Um passarito na janela? Não, não pode ser. A tão altas horas da noite, no escuro, não é costume haver pássaros a debicar a própria imagem nas vidraças. Aliás, nem lá há reflexo algum, espreitando de fora para dentro, já que a pouca luz permitida segue em sentido contrário. E embora até lá haja migalhas de pão, no peitoril, a hora da refeição já passou.
O chilreio é parecido, todavia. Chega a lembrar o dos filhotes, no ninho, mal os pais voltam e tentam repartir, sem esquecer nenhum daqueles bicos escancarados, a sempre escassa papa conseguida, minhoca, varejeira ou gafanhoto.
Além do mais, nota-se pela aragem fria que imprime arrepios na pele do pescoço, a janela deve estar entreaberta desde que a frescura matinal tanto aconselhou.

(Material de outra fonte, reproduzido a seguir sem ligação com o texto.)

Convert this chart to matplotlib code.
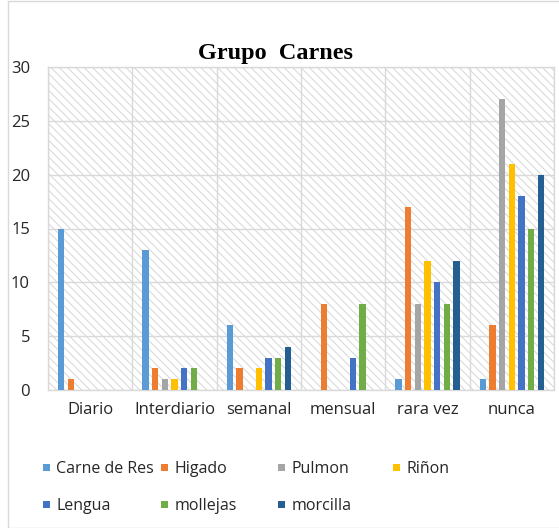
import matplotlib
matplotlib.use("Agg")
import matplotlib.pyplot as plt
from matplotlib.patches import Rectangle, Patch
import numpy as np

categories = ["Diario", "Interdiario", "semanal", "mensual", "rara vez", "nunca"]
series_names = ["Carne de Res", "Higado", "Pulmon", "Riñon", "Lengua", "mollejas", "morcilla"]
carne_de_res = [15, 13, 6, 0, 1, 1]
higado = [1, 2, 2, 8, 17, 6]
pulmon = [0, 1, 0, 0, 8, 27]
rinon = [0, 1, 2, 0, 12, 21]
lengua = [0, 2, 3, 3, 10, 18]
mollejas = [0, 2, 3, 8, 8, 15]
morcilla = [0, 0, 4, 0, 12, 20]
y_ticks = [0, 5, 10, 15, 20, 25, 30]

series_values = [carne_de_res, higado, pulmon, rinon, lengua, mollejas, morcilla]
colors = ["#5B9BD5", "#ED7D31", "#A5A5A5", "#FFC000", "#4472C4", "#70AD47", "#255E91"]

plt.rcParams['font.family'] = ['Open Sans', 'DejaVu Sans']
plt.rcParams['hatch.linewidth'] = 0.7

W, H = 559, 528
fig = plt.figure(figsize=(W / 100, H / 100), dpi=100)
fig.patch.set_facecolor("white")

# outer chart frame
fig.add_artist(Rectangle((7.5 / W, 0), (W + 10) / W, 1 - 11.5 / H - 0 + 0.02,
                         transform=fig.transFigure, fill=False,
                         edgecolor="#D9D9D9", linewidth=1.0, clip_on=False))

left, right, top, bottom = 48, 554, 67, 390
ax = fig.add_axes([left / W, 1 - bottom / H, (right - left) / W, (bottom - top) / H])

# hatched background
bg = Rectangle((0, 0), 1, 1, transform=ax.transAxes, facecolor="white",
               edgecolor="#D6D6D6", linewidth=0, hatch="\\\\\\\\", zorder=0)
ax.add_patch(bg)

n = len(series_names)
step = 0.8 / n
bw = 0.075
x = np.arange(len(categories))
handles = []
for j, (name, vals, c) in enumerate(zip(series_names, series_values, colors)):
    b = ax.bar(x + (j - (n - 1) / 2) * step, vals, width=bw, color=c, zorder=3, label=name)
    handles.append(b)

ax.set_xlim(-0.5, len(categories) - 0.5)
ax.set_ylim(0, 30)
ax.set_yticks(y_ticks)
ax.set_xticks(x)
ax.set_xticklabels(categories)
ax.set_xticks(np.arange(len(categories) + 1) - 0.5, minor=True)
ax.tick_params(axis="both", which="both", length=0)
ax.tick_params(axis="y", pad=13, labelsize=12, labelcolor="#262626")
ax.tick_params(axis="x", pad=9, labelsize=12, labelcolor="#262626")
ax.grid(axis="y", which="major", color="#D9D9D9", linewidth=1.0, zorder=1)
ax.grid(axis="x", which="minor", color="#D9D9D9", linewidth=1.0, zorder=1)
ax.set_axisbelow(True)
for s in ax.spines.values():
    s.set_color("#D9D9D9")
    s.set_linewidth(1.0)

fig.text(276 / W, 1 - 53 / H, "Grupo  Carnes", ha="center", va="center",
         fontsize=17.5, fontweight="bold", family=["Liberation Serif", "DejaVu Serif"],
         color="black")

# legend laid out like the original (row-major, fixed columns)
col_x = [43, 161, 278, 393]
row_y = [469, 506]
fs = 11.5
for k, (name, c) in enumerate(zip(series_names, colors)):
    r, cidx = divmod(k, 4)
    fig.legend(handles=[Patch(facecolor=c, edgecolor="none")], labels=[name],
               loc="center left", bbox_to_anchor=(col_x[cidx] / W, 1 - row_y[r] / H),
               frameon=False, fontsize=fs, handlelength=0.44, handleheight=0.3,
               handletextpad=0.4, borderpad=0, borderaxespad=0,
               labelcolor="#262626")

fig.savefig("out.png", dpi=100, facecolor="white")
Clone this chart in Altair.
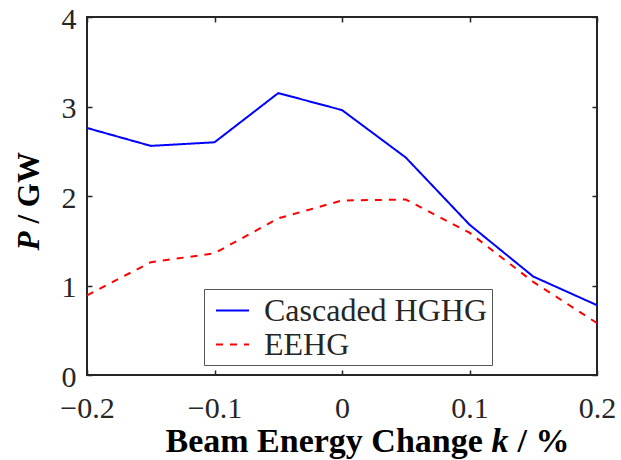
import altair as alt
import pandas as pd

# ---- data ----
k_values = [-0.2, -0.15, -0.1, -0.05, 0.0, 0.05, 0.1, 0.15, 0.2]
hghg_power = [2.76, 2.56, 2.60, 3.15, 2.96, 2.43, 1.68, 1.10, 0.78]
eehg_power = [0.89, 1.26, 1.36, 1.75, 1.95, 1.96, 1.59, 1.04, 0.58]
series_names = ["Cascaded HGHG", "EEHG"]
x_ticks = [-0.2, -0.1, 0, 0.1, 0.2]
y_ticks = [0, 1, 2, 3, 4]

rows = []
for name, vals in zip(series_names, [hghg_power, eehg_power]):
    for k, p in zip(k_values, vals):
        rows.append({"k": k, "P": p, "series": name})
df = pd.DataFrame(rows)

W, H = 510, 358
FONT = "Liberation Serif"
INK = "#262626"
XT = 34   # x title font size
YT = 31   # y title font size

xs = alt.Scale(domain=[-0.2, 0.2], nice=False, zero=False)
ys = alt.Scale(domain=[0, 4], nice=False, zero=True)

legend = alt.Legend(
    orient="none", legendX=117, legendY=272, title=None, direction="vertical",
    labelFont=FONT, labelFontSize=32, labelColor=INK, labelLimit=500,
    symbolType="stroke", symbolSize=1089, symbolStrokeWidth=2, symbolOffset=7,
    labelOffset=14, padding=4, rowPadding=0,
    strokeColor="#555555", fillColor="white", cornerRadius=0,
)

color = alt.Color("series:N", scale=alt.Scale(domain=series_names, range=["#0000ff", "#ff0000"]), legend=legend)
dash = alt.StrokeDash("series:N", scale=alt.Scale(domain=series_names, range=[[1, 0], [7, 7]]), legend=legend)

title_style = dict(titleFont=FONT, titleFontWeight="bold", titleColor="black",
                   titleBaseline="alphabetic", titleAlign="left")

main = alt.Chart(df).mark_line(strokeWidth=2).encode(
    x=alt.X("k:Q", scale=xs, axis=alt.Axis(
        orient="bottom", values=x_ticks, format="~g", ticks=False, tickSize=0, domain=False, grid=False,
        labelFont=FONT, labelFontSize=30, labelColor=INK, labelPadding=18, labelBaseline="top",
        labelFlush=False, labelOverlap=False,
        title="Beam Energy Change", titleFontSize=XT, titleX=78, titleY=76, **title_style)),
    y=alt.Y("P:Q", scale=ys, axis=alt.Axis(
        orient="left", values=y_ticks, format="d", ticks=False, tickSize=0, domain=False, grid=False,
        labelFont=FONT, labelFontSize=30, labelColor=INK, labelPadding=11, labelBaseline="middle",
        labelOffset=2, labelFlush=False, labelOverlap=False,
        title="/ GW", titleFontSize=YT, titleX=-49, titleY=206, titleAngle=270, **title_style)),
    color=color,
    strokeDash=dash,
)

tick_style = dict(ticks=True, tickSize=5, tickWidth=1.5, tickColor=INK, labels=False,
                  domain=False, grid=False)

# inward ticks on the bottom and left edges (plus italic title parts)
ticks_b = alt.Chart(df).mark_line(opacity=0).encode(
    x=alt.X("k:Q", scale=xs, axis=alt.Axis(
        orient="top", offset=-H, values=x_ticks, **tick_style,
        title="k", titleFontSize=XT, titleFontStyle="italic", titleX=404, titleY=76, **title_style)),
    y=alt.Y("P:Q", scale=ys, axis=alt.Axis(
        orient="right", offset=-W, values=y_ticks, **tick_style,
        title="P", titleFontSize=YT, titleFontStyle="italic", titleX=-49, titleY=233,
        titleAngle=270, **title_style)),
    detail="series:N",
)
# inward ticks on the top and right edges (plus the end of the x title)
ticks_t = alt.Chart(df).mark_line(opacity=0).encode(
    x=alt.X("k:Q", scale=xs, axis=alt.Axis(
        orient="bottom", offset=-H, values=x_ticks, **tick_style,
        title="/ %", titleFontSize=XT, titleX=430, titleY=76 + H, **title_style)),
    y=alt.Y("P:Q", scale=ys, axis=alt.Axis(
        orient="left", offset=-W, values=y_ticks, **tick_style, title=None)),
    detail="series:N",
)

chart = alt.layer(main, ticks_b, ticks_t).resolve_axis(
    x="independent", y="independent"
).properties(
    width=W, height=H,
    autosize=alt.AutoSizeParams(type="none"),
    padding={"left": 87, "top": 17, "right": 24, "bottom": 85},
    background="white",
).configure_view(stroke=INK, strokeWidth=2)

chart.save("out.html", embed_options={"renderer": "svg", "actions": False})
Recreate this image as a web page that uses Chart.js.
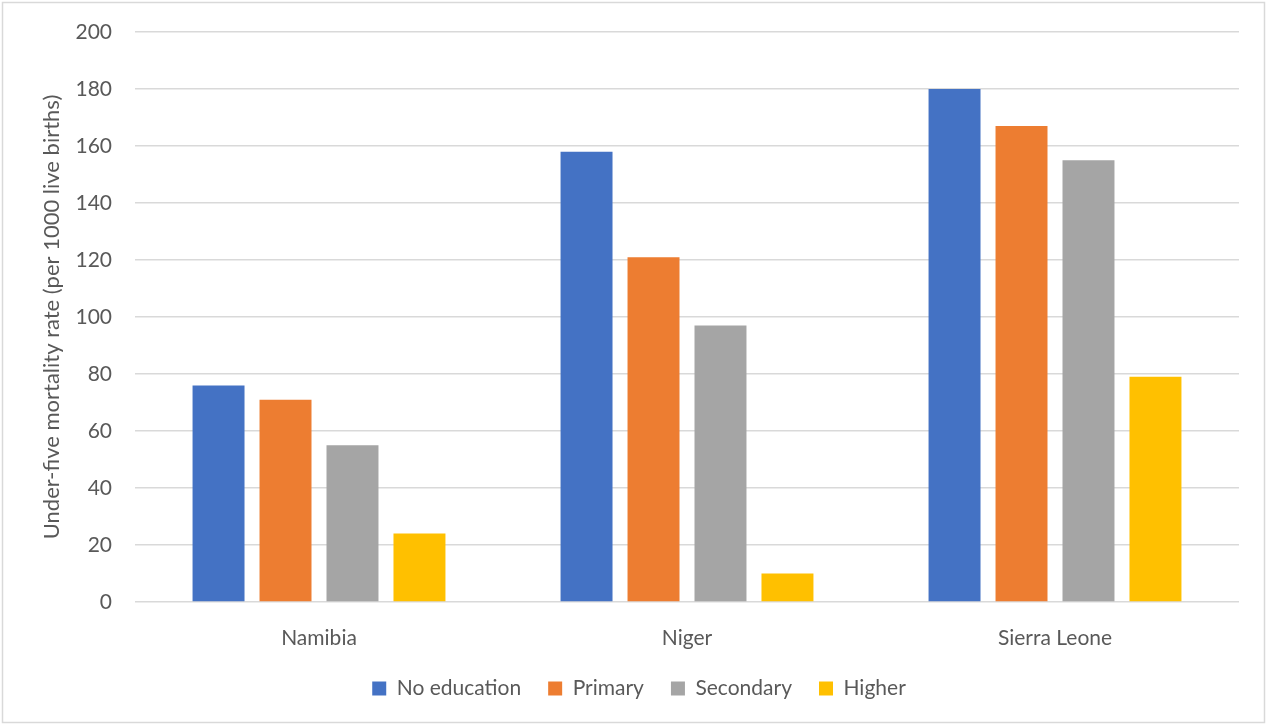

E assim terá estado todo o dia, a embater de quando em quando na ombreira e a dizer de quão mais prudente seria que a fechassem. A ladroagem, à luz do exemplo vindo dos píncaros, também tem mostrado os dentes e as garras a quem, por norma, duvide.
Outros barulhos em paralelo, entretanto, prestam uma ajuda preciosa na desmontagem do mistério. Acontecendo ao nível do soalho, os ditos barulhos, só uma alma, em toda a casa, os poderia produzir: o gato. É mesmo o bichano que brinca com uma bola de borracha, furada, e que, ao pular-lhe em cima e ao mordiscá-la, a faz chiar, gemer, chilrear.
A um cego, não de nascença, ainda lhe valerá a parca fortuna da memória. À cegueira congénita, só o imaginário.